Prince Harry: ‘Unconscious Bias’ Feeds Racism. ‘You Can Only Be Taught to Hate.’

Chris Jackson/Getty
Chris Jackson/Getty

Prince Harry has said “an unconscious bias” can help foster a person’s racism, “something which so many people don’t understand, why they feel the way that they do.”

Harry revealed his views in a conversation with primatologist and anthropologist Dr. Jane Goodall in the September issue of British Vogue, guest-edited by his wife Meghan Markle. In the same interview, he said he would have a “maximum” of two children.

Meghan Markle’s Vogue Issue Goes Down in Flames

Harry said: “Despite the fact that if you go up to someone and say, ‘What you’ve just said, or the way that you’ve behaved, is racist’—they’ll turn around and say, ‘I’m not a racist.’

“‘I’m not saying that you’re a racist, I’m just saying that your unconscious bias is proving that, because of the way that you’ve been brought up, the environment you’ve been brought up in, suggests that you have this point of view—unconscious point of view—where naturally you will look at someone in a different way.’ And that is the point at which people start to have to understand.”

Harry added that “just as stigma is handed down from generation to generation, your perspective on the world and on life and on people is something that is taught to you. It’s learned from your family, learned from the older generation, or from advertising, from your environment. And, therefore, you have to be able to have a wider perspective.”

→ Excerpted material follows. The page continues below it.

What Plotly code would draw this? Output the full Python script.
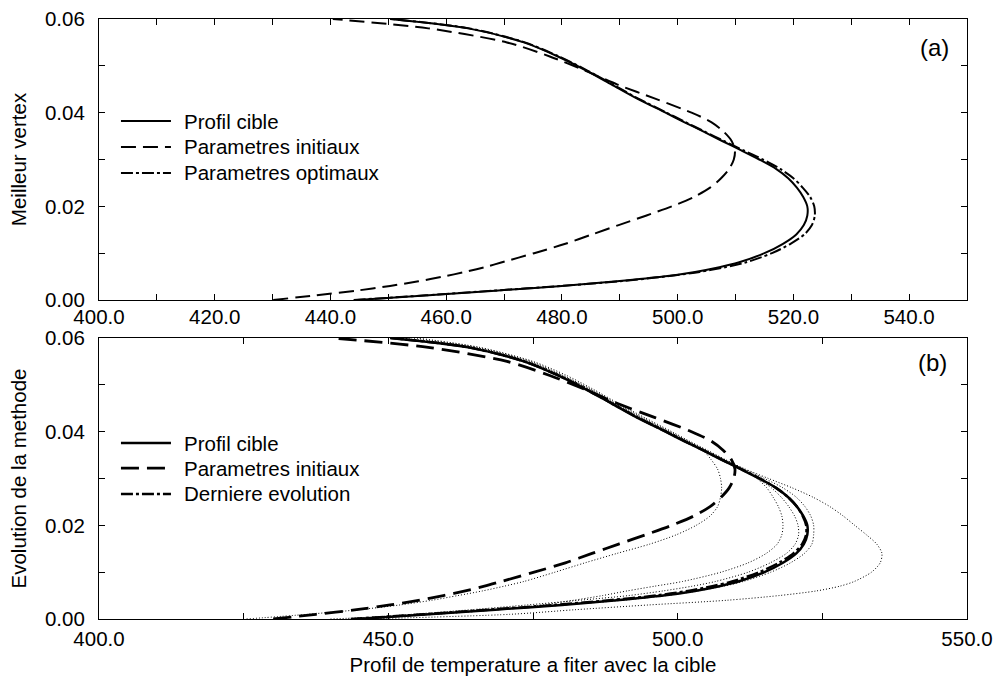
import plotly.graph_objects as go

# Position z (m) at which every temperature profile is sampled
z = [0.000, 0.001, 0.002, 0.003, 0.004, 0.005, 0.006, 0.007, 0.008, 0.010,
     0.012, 0.014, 0.016, 0.018, 0.020, 0.022, 0.024, 0.026, 0.028, 0.030,
     0.032, 0.034, 0.036, 0.038, 0.040, 0.043, 0.046, 0.049, 0.052, 0.055,
     0.058, 0.060]

# Temperature profiles T(z)
profil_cible = [444.6, 457.0, 468.5, 480.0, 489.5, 497.5, 503.0, 507.2, 510.5, 515.0,
                518.2, 520.5, 521.8, 522.4, 522.4, 521.7, 520.6, 519.1, 517.0, 514.1,
                510.9, 507.6, 504.4, 501.1, 497.9, 493.0, 488.6, 484.2, 479.3, 473.4,
                463.8, 450.3]
parametres_initiaux = [430.1, 437.5, 444.5, 450.3, 455.2, 459.5, 463.3, 466.6, 469.5, 475.2,
                       480.6, 485.2, 489.8, 494.5, 499.0, 502.8, 505.6, 507.5, 508.9, 509.7,
                       509.9, 509.3, 507.9, 505.8, 502.4, 496.1, 489.6, 484.0, 477.9, 470.5,
                       456.9, 440.4]
parametres_optimaux = [444.0, 456.5, 468.2, 479.8, 490.0, 497.8, 503.8, 508.2, 511.7, 516.3,
                       519.5, 521.9, 523.2, 523.7, 523.6, 522.9, 521.6, 520.0, 517.7, 514.7,
                       511.3, 507.9, 504.6, 501.3, 498.1, 493.2, 488.8, 484.4, 479.5, 473.6,
                       464.0, 450.5]
derniere_evolution = [443.5, 456.0, 467.5, 478.8, 488.2, 496.2, 501.8, 506.0, 509.4, 514.1,
                      517.5, 520.0, 521.5, 522.2, 522.2, 521.6, 520.6, 519.1, 517.0, 514.2,
                      511.0, 507.7, 504.5, 501.2, 498.0, 493.1, 488.7, 484.3, 479.4, 473.5,
                      463.9, 450.5]

# Intermediate profiles of the method
evolution_1 = [446.0, 471.0, 482.5, 495.0, 508.5, 517.5, 524.0, 528.0, 530.5, 533.5,
               535.0, 535.3, 534.4, 532.6, 530.6, 528.6, 526.3, 523.4, 519.8, 515.7,
               511.7, 508.3, 505.2, 502.0, 499.0, 494.3, 489.8, 485.5, 480.8, 475.0,
               465.8, 455.0]
evolution_2 = [425.5, 436.0, 445.0, 452.0, 457.5, 462.0, 466.3, 470.0, 473.4, 478.8,
               484.0, 489.5, 495.2, 499.8, 503.2, 505.6, 506.9, 507.4, 507.6, 507.4,
               506.9, 505.8, 504.4, 501.6, 498.5, 493.7, 489.2, 484.9, 480.0, 474.2,
               464.8, 452.0]
evolution_3 = [440.0, 458.0, 469.0, 476.5, 482.0, 487.0, 491.3, 496.0, 500.8, 507.5,
               512.2, 515.3, 517.2, 518.0, 518.2, 518.0, 517.4, 516.5, 515.4, 513.7,
               511.2, 508.2, 505.0, 501.8, 498.7, 493.9, 489.5, 485.1, 480.2, 474.6,
               465.5, 454.0]
evolution_4 = [444.6, 457.3, 468.9, 480.4, 490.5, 498.0, 503.5, 507.9, 511.3, 516.1,
               519.5, 521.9, 523.2, 523.5, 523.5, 523.0, 522.0, 520.5, 518.2, 515.0,
               511.5, 508.0, 504.7, 501.4, 498.2, 493.3, 488.9, 484.5, 479.6, 473.8,
               464.5, 451.5]
evolution_5 = [443.0, 454.0, 464.5, 474.0, 483.0, 491.5, 497.5, 502.5, 506.5, 512.2,
               516.0, 518.8, 520.3, 520.9, 520.8, 520.2, 519.2, 517.9, 516.2, 513.8,
               510.9, 507.8, 504.6, 501.4, 498.3, 493.4, 489.0, 484.6, 479.7, 473.9,
               464.3, 451.0]

legend_a = ["Profil cible", "Parametres initiaux", "Parametres optimaux"]
legend_b = ["Profil cible", "Parametres initiaux", "Derniere evolution"]

FONT = "Liberation Sans, Arial, Helvetica, sans-serif"
DASH = "15px,7px"
DASH_B = "18px,8px"
DASHDOT = "12px,3px,3px,3px"
DOT = "1px,2px"

fig = go.Figure()


def add(xs, dash, width, xa, ya):
    fig.add_trace(go.Scatter(
        x=xs, y=z, mode="lines", xaxis=xa, yaxis=ya, showlegend=False,
        line=dict(color="black", width=width, dash=dash, shape="spline", smoothing=0.8),
        hoverinfo="skip"))


# (a) best vertex
add(parametres_initiaux, DASH, 2, "x", "y")
add(parametres_optimaux, DASHDOT, 2, "x", "y")
add(profil_cible, "solid", 2, "x", "y")

# (b) evolution of the method
for prof in (evolution_1, evolution_2, evolution_3, evolution_4, evolution_5):
    add(prof, DOT, 1, "x2", "y2")
add(parametres_initiaux, DASH_B, 2.8, "x2", "y2")
add(derniere_evolution, DASHDOT, 2.5, "x2", "y2")
add(profil_cible, "solid", 2.5, "x2", "y2")


def axis_common():
    return dict(showline=True, linecolor="black", linewidth=1.2, mirror="ticks",
                ticks="inside", ticklen=6, tickcolor="black", tickwidth=1,
                showgrid=False, zeroline=False, automargin=False,
                tickfont=dict(family=FONT, size=20.5, color="black"))


xt_a = list(range(400, 551, 10))
xl_a = [f"{v:.1f}" if v % 20 == 0 and v < 550 else "" for v in xt_a]
xt_b = list(range(400, 551, 25))
xl_b = [f"{v:.1f}" if v % 50 == 0 else "" for v in xt_b]
yt = [0.00, 0.01, 0.02, 0.03, 0.04, 0.05, 0.06]
yl = [f"{v:.2f}" if round(v * 100) % 2 == 0 else "" for v in yt]

top_dom = [1 - 281 / 600, 1.0]
bot_dom = [0.0, 281 / 600]

fig.update_layout(
    width=998, height=677,
    margin=dict(l=99, r=31, t=19, b=58),
    paper_bgcolor="white", plot_bgcolor="white",
    showlegend=False,
    font=dict(family=FONT, size=20, color="black"),
    xaxis=dict(axis_common(), domain=[0, 1], anchor="y", range=[400, 550],
               tickmode="array", tickvals=xt_a, ticktext=xl_a, ticklabelstandoff=-2),
    yaxis=dict(axis_common(), domain=top_dom, anchor="x", range=[0, 0.06],
               tickmode="array", tickvals=yt, ticktext=yl, ticklabelstandoff=9,
               title=dict(text="Meilleur vertex", standoff=12,
                          font=dict(family=FONT, size=20.5))),
    xaxis2=dict(axis_common(), domain=[0, 1], anchor="y2", range=[400, 550],
                tickmode="array", tickvals=xt_b, ticktext=xl_b, ticklabelstandoff=1,
                title=dict(text="Profil de temperature a fiter avec la cible", standoff=8,
                           font=dict(family=FONT, size=20.5))),
    yaxis2=dict(axis_common(), domain=bot_dom, anchor="x2", range=[0, 0.06],
                tickmode="array", tickvals=yt, ticktext=yl, ticklabelstandoff=9,
                title=dict(text="Evolution de la methode", standoff=12,
                           font=dict(family=FONT, size=20.5))),
)

# Panel labels
fig.add_annotation(text="(a)", xref="x domain", yref="y domain", x=0.963, y=0.90,
                   xanchor="center", yanchor="middle",
                   showarrow=False, font=dict(family=FONT, size=24))
fig.add_annotation(text="(b)", xref="x2 domain", yref="y2 domain", x=0.960, y=0.912,
                   xanchor="center", yanchor="middle",
                   showarrow=False, font=dict(family=FONT, size=24))


# In-plot legends: line sample followed by its label
def legend(xref, yref, labels, styles, ys):
    for lab, (dash, w), yy in zip(labels, styles, ys):
        fig.add_shape(type="line", xref=xref, yref=yref, x0=0.0253, x1=0.0829, y0=yy, y1=yy,
                      line=dict(color="black", width=w, dash=dash))
        fig.add_annotation(text=lab, xref=xref, yref=yref, x=0.0955, y=yy,
                           xanchor="left", yanchor="middle", showarrow=False,
                           font=dict(family=FONT, size=20.5))


legend("x domain", "y domain", legend_a,
       [("solid", 2), (DASH, 2), (DASHDOT, 2)], [0.637, 0.5445, 0.452])
legend("x2 domain", "y2 domain", legend_b,
       [("solid", 2.5), (DASH_B, 2.8), (DASHDOT, 2.5)], [0.626, 0.537, 0.445])

fig.write_html("out.html")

He continued: “You can only be taught to hate.”

Markle’s issue of Vogue includes an interview with former First Lady Michelle Obama, and features a series of profiles (including Goodall) with women “from all walks of life, each driving impact and raising the bar for equality, kindness, justice, and open-mindedness.”

The issue, including an editor's letter written by Markle, has attracted both plaudits and criticism from some commentators in the British press.

Harry also told Goodall that “because of the people that I’ve met and the places that I’ve been fortunate enough to go to, I’ve always had a connection and a love for nature… But I’ve always thought: this place is borrowed. And, surely, being as intelligent as we all are, or as evolved as we all are supposed to be, we should be able to leave something better behind for the next generation.”

“What can we learn from nature?” Harry asked Goodall. “People always say, there is nature, then there is us. But we are part of it—we are nature. Unless we acknowledge we are part of this cycle, then we’re always going to be fighting against it. Inevitably, because we’re so good at destruction, we’ll end up winning and nature might end up losing.”

Harry had noticed in himself, he said, “that life is about evolving. You are continually changing, and if you don’t think that every day is a learning process, then life is going to be very tricky for you.”